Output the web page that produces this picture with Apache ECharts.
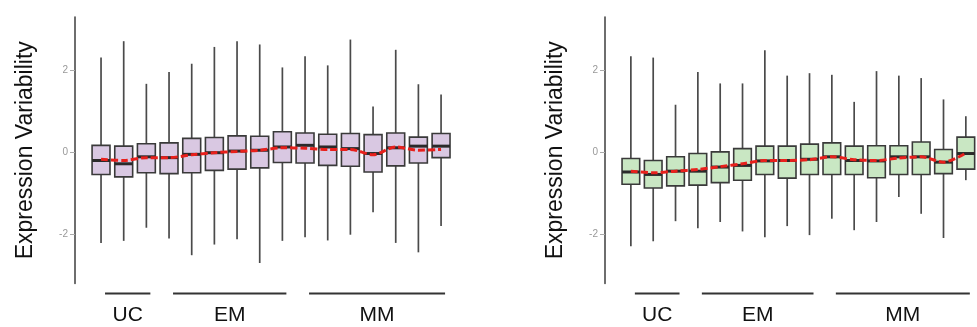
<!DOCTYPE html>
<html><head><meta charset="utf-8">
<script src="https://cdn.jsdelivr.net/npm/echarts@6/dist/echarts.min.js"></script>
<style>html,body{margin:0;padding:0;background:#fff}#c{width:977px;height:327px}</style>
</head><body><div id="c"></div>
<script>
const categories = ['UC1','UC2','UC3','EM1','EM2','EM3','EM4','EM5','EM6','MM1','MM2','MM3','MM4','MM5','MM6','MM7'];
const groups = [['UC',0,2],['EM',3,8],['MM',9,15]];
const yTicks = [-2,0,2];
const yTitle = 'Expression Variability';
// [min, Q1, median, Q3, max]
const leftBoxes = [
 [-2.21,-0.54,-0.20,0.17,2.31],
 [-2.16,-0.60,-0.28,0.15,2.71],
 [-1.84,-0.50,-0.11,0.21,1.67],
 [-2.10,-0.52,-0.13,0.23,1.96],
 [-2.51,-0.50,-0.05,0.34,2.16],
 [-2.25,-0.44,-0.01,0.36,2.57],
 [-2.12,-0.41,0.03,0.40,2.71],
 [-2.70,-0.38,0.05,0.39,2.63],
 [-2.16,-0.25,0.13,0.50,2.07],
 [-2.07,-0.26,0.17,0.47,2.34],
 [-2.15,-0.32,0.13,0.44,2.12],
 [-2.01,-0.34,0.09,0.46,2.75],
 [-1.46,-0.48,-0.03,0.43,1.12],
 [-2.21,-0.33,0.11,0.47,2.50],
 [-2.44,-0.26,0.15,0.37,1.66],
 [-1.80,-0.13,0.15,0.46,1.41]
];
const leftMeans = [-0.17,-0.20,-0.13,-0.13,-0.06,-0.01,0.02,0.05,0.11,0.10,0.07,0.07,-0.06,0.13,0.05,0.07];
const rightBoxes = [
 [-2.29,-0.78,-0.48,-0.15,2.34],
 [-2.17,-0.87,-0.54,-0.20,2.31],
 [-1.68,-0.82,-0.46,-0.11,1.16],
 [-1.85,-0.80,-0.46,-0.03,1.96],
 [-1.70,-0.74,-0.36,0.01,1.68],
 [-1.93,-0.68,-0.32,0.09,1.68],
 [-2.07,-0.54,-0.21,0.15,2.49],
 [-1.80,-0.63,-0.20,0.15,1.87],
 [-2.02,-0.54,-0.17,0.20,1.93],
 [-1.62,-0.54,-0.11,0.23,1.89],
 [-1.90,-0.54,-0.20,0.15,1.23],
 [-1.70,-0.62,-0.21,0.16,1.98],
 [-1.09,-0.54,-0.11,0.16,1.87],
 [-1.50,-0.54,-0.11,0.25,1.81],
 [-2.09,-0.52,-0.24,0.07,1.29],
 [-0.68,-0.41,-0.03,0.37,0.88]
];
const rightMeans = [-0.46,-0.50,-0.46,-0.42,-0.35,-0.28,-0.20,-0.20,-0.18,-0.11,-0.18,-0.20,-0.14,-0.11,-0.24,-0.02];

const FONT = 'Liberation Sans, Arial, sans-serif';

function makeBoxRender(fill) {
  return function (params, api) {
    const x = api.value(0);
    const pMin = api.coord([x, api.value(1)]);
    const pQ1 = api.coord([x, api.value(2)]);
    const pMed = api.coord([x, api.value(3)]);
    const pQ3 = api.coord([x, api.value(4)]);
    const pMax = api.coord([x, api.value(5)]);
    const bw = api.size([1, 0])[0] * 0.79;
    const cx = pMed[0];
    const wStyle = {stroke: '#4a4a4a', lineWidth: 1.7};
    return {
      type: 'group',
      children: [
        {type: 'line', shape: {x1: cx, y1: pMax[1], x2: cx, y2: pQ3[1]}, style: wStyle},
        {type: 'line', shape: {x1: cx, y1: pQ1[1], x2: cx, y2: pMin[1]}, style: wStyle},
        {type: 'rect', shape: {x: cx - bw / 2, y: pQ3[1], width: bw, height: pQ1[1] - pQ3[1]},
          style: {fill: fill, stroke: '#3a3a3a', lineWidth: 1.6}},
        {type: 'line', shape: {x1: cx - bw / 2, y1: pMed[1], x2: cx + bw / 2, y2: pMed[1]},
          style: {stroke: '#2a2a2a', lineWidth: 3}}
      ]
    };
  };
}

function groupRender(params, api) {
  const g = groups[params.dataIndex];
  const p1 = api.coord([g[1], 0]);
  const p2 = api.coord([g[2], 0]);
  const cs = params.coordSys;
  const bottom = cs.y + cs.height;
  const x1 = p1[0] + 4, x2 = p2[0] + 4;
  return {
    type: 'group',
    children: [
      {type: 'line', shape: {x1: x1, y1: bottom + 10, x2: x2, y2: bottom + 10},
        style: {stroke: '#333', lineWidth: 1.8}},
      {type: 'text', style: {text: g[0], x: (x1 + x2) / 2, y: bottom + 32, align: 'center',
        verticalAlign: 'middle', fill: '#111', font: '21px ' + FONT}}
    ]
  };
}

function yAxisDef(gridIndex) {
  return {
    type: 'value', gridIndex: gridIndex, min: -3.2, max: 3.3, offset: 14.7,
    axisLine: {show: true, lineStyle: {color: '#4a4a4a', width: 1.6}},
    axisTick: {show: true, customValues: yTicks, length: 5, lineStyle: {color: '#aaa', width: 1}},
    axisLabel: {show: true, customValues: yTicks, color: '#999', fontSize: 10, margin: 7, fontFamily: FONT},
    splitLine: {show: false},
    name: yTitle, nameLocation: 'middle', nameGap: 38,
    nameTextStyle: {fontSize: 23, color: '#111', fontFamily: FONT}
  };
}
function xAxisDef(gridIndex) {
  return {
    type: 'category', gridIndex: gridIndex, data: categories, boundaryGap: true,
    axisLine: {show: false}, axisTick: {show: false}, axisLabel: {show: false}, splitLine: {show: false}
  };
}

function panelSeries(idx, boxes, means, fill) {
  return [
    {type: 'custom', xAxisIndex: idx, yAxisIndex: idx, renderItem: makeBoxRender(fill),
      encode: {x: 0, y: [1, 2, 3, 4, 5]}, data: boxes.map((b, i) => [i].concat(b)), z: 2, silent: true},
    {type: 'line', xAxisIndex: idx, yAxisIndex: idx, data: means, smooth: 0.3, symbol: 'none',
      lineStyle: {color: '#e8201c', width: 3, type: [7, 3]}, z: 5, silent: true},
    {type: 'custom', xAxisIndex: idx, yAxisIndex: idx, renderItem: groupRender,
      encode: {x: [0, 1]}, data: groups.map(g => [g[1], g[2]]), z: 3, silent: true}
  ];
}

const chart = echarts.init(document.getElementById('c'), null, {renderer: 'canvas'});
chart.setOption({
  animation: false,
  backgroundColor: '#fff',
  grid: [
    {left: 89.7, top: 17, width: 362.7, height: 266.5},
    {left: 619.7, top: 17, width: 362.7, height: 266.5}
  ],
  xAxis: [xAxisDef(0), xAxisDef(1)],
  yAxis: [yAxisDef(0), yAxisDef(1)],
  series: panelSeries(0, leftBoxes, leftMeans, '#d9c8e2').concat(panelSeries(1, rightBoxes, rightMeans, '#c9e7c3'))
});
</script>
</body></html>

____

* _Required task_
Without the pictures, retype the whole of the material above exactly.

* _Exercise result_
Output the web page that produces this picture with Apache ECharts.
<!DOCTYPE html>
<html><head><meta charset="utf-8">
<script src="https://cdn.jsdelivr.net/npm/echarts@6/dist/echarts.min.js"></script>
<style>html,body{margin:0;padding:0;background:#fff}#c{width:977px;height:327px}</style>
</head><body><div id="c"></div>
<script>
const categories = ['UC1','UC2','UC3','EM1','EM2','EM3','EM4','EM5','EM6','MM1','MM2','MM3','MM4','MM5','MM6','MM7'];
const groups = [['UC',0,2],['EM',3,8],['MM',9,15]];
const yTicks = [-2,0,2];
const yTitle = 'Expression Variability';
// [min, Q1, median, Q3, max]
const leftBoxes = [
 [-2.21,-0.54,-0.20,0.17,2.31],
 [-2.16,-0.60,-0.28,0.15,2.71],
 [-1.84,-0.50,-0.11,0.21,1.67],
 [-2.10,-0.52,-0.13,0.23,1.96],
 [-2.51,-0.50,-0.05,0.34,2.16],
 [-2.25,-0.44,-0.01,0.36,2.57],
 [-2.12,-0.41,0.03,0.40,2.71],
 [-2.70,-0.38,0.05,0.39,2.63],
 [-2.16,-0.25,0.13,0.50,2.07],
 [-2.07,-0.26,0.17,0.47,2.34],
 [-2.15,-0.32,0.13,0.44,2.12],
 [-2.01,-0.34,0.09,0.46,2.75],
 [-1.46,-0.48,-0.03,0.43,1.12],
 [-2.21,-0.33,0.11,0.47,2.50],
 [-2.44,-0.26,0.15,0.37,1.66],
 [-1.80,-0.13,0.15,0.46,1.41]
];
const leftMeans = [-0.17,-0.20,-0.13,-0.13,-0.06,-0.01,0.02,0.05,0.11,0.10,0.07,0.07,-0.06,0.13,0.05,0.07];
const rightBoxes = [
 [-2.29,-0.78,-0.48,-0.15,2.34],
 [-2.17,-0.87,-0.54,-0.20,2.31],
 [-1.68,-0.82,-0.46,-0.11,1.16],
 [-1.85,-0.80,-0.46,-0.03,1.96],
 [-1.70,-0.74,-0.36,0.01,1.68],
 [-1.93,-0.68,-0.32,0.09,1.68],
 [-2.07,-0.54,-0.21,0.15,2.49],
 [-1.80,-0.63,-0.20,0.15,1.87],
 [-2.02,-0.54,-0.17,0.20,1.93],
 [-1.62,-0.54,-0.11,0.23,1.89],
 [-1.90,-0.54,-0.20,0.15,1.23],
 [-1.70,-0.62,-0.21,0.16,1.98],
 [-1.09,-0.54,-0.11,0.16,1.87],
 [-1.50,-0.54,-0.11,0.25,1.81],
 [-2.09,-0.52,-0.24,0.07,1.29],
 [-0.68,-0.41,-0.03,0.37,0.88]
];
const rightMeans = [-0.46,-0.50,-0.46,-0.42,-0.35,-0.28,-0.20,-0.20,-0.18,-0.11,-0.18,-0.20,-0.14,-0.11,-0.24,-0.02];

const FONT = 'Liberation Sans, Arial, sans-serif';

function makeBoxRender(fill) {
  return function (params, api) {
    const x = api.value(0);
    const pMin = api.coord([x, api.value(1)]);
    const pQ1 = api.coord([x, api.value(2)]);
    const pMed = api.coord([x, api.value(3)]);
    const pQ3 = api.coord([x, api.value(4)]);
    const pMax = api.coord([x, api.value(5)]);
    const bw = api.size([1, 0])[0] * 0.79;
    const cx = pMed[0];
    const wStyle = {stroke: '#4a4a4a', lineWidth: 1.7};
    return {
      type: 'group',
      children: [
        {type: 'line', shape: {x1: cx, y1: pMax[1], x2: cx, y2: pQ3[1]}, style: wStyle},
        {type: 'line', shape: {x1: cx, y1: pQ1[1], x2: cx, y2: pMin[1]}, style: wStyle},
        {type: 'rect', shape: {x: cx - bw / 2, y: pQ3[1], width: bw, height: pQ1[1] - pQ3[1]},
          style: {fill: fill, stroke: '#3a3a3a', lineWidth: 1.6}},
        {type: 'line', shape: {x1: cx - bw / 2, y1: pMed[1], x2: cx + bw / 2, y2: pMed[1]},
          style: {stroke: '#2a2a2a', lineWidth: 3}}
      ]
    };
  };
}

function groupRender(params, api) {
  const g = groups[params.dataIndex];
  const p1 = api.coord([g[1], 0]);
  const p2 = api.coord([g[2], 0]);
  const cs = params.coordSys;
  const bottom = cs.y + cs.height;
  const x1 = p1[0] + 4, x2 = p2[0] + 4;
  return {
    type: 'group',
    children: [
      {type: 'line', shape: {x1: x1, y1: bottom + 10, x2: x2, y2: bottom + 10},
        style: {stroke: '#333', lineWidth: 1.8}},
      {type: 'text', style: {text: g[0], x: (x1 + x2) / 2, y: bottom + 32, align: 'center',
        verticalAlign: 'middle', fill: '#111', font: '21px ' + FONT}}
    ]
  };
}

function yAxisDef(gridIndex) {
  return {
    type: 'value', gridIndex: gridIndex, min: -3.2, max: 3.3, offset: 14.7,
    axisLine: {show: true, lineStyle: {color: '#4a4a4a', width: 1.6}},
    axisTick: {show: true, customValues: yTicks, length: 5, lineStyle: {color: '#aaa', width: 1}},
    axisLabel: {show: true, customValues: yTicks, color: '#999', fontSize: 10, margin: 7, fontFamily: FONT},
    splitLine: {show: false},
    name: yTitle, nameLocation: 'middle', nameGap: 38,
    nameTextStyle: {fontSize: 23, color: '#111', fontFamily: FONT}
  };
}
function xAxisDef(gridIndex) {
  return {
    type: 'category', gridIndex: gridIndex, data: categories, boundaryGap: true,
    axisLine: {show: false}, axisTick: {show: false}, axisLabel: {show: false}, splitLine: {show: false}
  };
}

function panelSeries(idx, boxes, means, fill) {
  return [
    {type: 'custom', xAxisIndex: idx, yAxisIndex: idx, renderItem: makeBoxRender(fill),
      encode: {x: 0, y: [1, 2, 3, 4, 5]}, data: boxes.map((b, i) => [i].concat(b)), z: 2, silent: true},
    {type: 'line', xAxisIndex: idx, yAxisIndex: idx, data: means, smooth: 0.3, symbol: 'none',
      lineStyle: {color: '#e8201c', width: 3, type: [7, 3]}, z: 5, silent: true},
    {type: 'custom', xAxisIndex: idx, yAxisIndex: idx, renderItem: groupRender,
      encode: {x: [0, 1]}, data: groups.map(g => [g[1], g[2]]), z: 3, silent: true}
  ];
}

const chart = echarts.init(document.getElementById('c'), null, {renderer: 'canvas'});
chart.setOption({
  animation: false,
  backgroundColor: '#fff',
  grid: [
    {left: 89.7, top: 17, width: 362.7, height: 266.5},
    {left: 619.7, top: 17, width: 362.7, height: 266.5}
  ],
  xAxis: [xAxisDef(0), xAxisDef(1)],
  yAxis: [yAxisDef(0), yAxisDef(1)],
  series: panelSeries(0, leftBoxes, leftMeans, '#d9c8e2').concat(panelSeries(1, rightBoxes, rightMeans, '#c9e7c3'))
});
</script>
</body></html>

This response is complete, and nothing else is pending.